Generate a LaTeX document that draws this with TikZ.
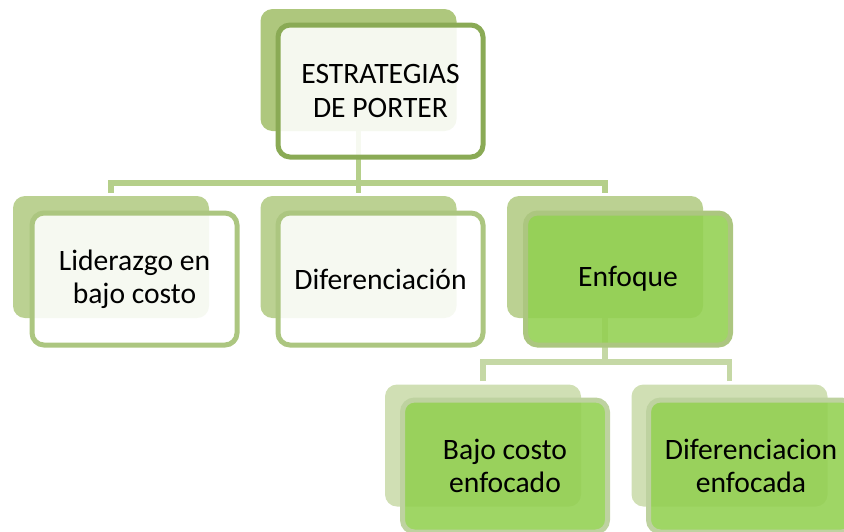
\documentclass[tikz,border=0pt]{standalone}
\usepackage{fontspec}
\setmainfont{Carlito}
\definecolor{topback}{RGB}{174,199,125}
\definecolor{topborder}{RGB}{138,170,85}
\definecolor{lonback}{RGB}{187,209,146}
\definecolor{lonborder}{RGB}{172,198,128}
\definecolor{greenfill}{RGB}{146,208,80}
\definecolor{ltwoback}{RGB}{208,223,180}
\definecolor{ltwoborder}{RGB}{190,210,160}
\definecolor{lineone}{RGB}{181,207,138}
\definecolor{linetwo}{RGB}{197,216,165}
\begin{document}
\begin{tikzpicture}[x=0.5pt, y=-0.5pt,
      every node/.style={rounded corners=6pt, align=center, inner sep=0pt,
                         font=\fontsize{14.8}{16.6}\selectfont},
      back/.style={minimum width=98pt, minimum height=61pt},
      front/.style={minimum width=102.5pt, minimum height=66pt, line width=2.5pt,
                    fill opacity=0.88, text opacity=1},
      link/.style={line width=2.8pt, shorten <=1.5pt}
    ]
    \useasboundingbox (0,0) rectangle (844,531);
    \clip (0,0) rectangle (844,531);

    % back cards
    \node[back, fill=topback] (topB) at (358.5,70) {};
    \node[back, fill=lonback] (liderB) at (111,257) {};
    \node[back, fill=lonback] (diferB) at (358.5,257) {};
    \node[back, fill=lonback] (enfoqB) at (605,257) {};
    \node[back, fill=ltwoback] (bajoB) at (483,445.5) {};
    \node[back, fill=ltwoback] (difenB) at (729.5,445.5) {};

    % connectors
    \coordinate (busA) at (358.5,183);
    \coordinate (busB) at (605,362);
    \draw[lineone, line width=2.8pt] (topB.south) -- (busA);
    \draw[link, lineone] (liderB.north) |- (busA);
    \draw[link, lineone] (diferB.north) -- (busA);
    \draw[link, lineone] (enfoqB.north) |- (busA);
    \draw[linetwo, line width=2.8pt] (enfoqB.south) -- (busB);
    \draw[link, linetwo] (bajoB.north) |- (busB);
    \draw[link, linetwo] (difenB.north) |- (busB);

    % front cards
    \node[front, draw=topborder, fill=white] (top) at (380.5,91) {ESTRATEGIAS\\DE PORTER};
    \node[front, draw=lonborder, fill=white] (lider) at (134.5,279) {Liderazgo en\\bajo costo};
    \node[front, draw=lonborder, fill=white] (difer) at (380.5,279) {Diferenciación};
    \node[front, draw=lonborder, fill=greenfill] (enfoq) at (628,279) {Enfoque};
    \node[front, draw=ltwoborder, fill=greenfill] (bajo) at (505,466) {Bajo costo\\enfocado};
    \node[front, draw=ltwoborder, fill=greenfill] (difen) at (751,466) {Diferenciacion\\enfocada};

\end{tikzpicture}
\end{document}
○ ○ ○ ○
Please repeat exactly the data above from its first line to the line that contains "fill=ltwoback] (difenB) at", inclusive, and leave every picture out.

Generate a LaTeX document that draws this with TikZ.
\documentclass[tikz,border=0pt]{standalone}
\usepackage{fontspec}
\setmainfont{Carlito}
\definecolor{topback}{RGB}{174,199,125}
\definecolor{topborder}{RGB}{138,170,85}
\definecolor{lonback}{RGB}{187,209,146}
\definecolor{lonborder}{RGB}{172,198,128}
\definecolor{greenfill}{RGB}{146,208,80}
\definecolor{ltwoback}{RGB}{208,223,180}
\definecolor{ltwoborder}{RGB}{190,210,160}
\definecolor{lineone}{RGB}{181,207,138}
\definecolor{linetwo}{RGB}{197,216,165}
\begin{document}
\begin{tikzpicture}[x=0.5pt, y=-0.5pt,
      every node/.style={rounded corners=6pt, align=center, inner sep=0pt,
                         font=\fontsize{14.8}{16.6}\selectfont},
      back/.style={minimum width=98pt, minimum height=61pt},
      front/.style={minimum width=102.5pt, minimum height=66pt, line width=2.5pt,
                    fill opacity=0.88, text opacity=1},
      link/.style={line width=2.8pt, shorten <=1.5pt}
    ]
    \useasboundingbox (0,0) rectangle (844,531);
    \clip (0,0) rectangle (844,531);

    % back cards
    \node[back, fill=topback] (topB) at (358.5,70) {};
    \node[back, fill=lonback] (liderB) at (111,257) {};
    \node[back, fill=lonback] (diferB) at (358.5,257) {};
    \node[back, fill=lonback] (enfoqB) at (605,257) {};
    \node[back, fill=ltwoback] (bajoB) at (483,445.5) {};
    \node[back, fill=ltwoback] (difenB) at (729.5,445.5) {};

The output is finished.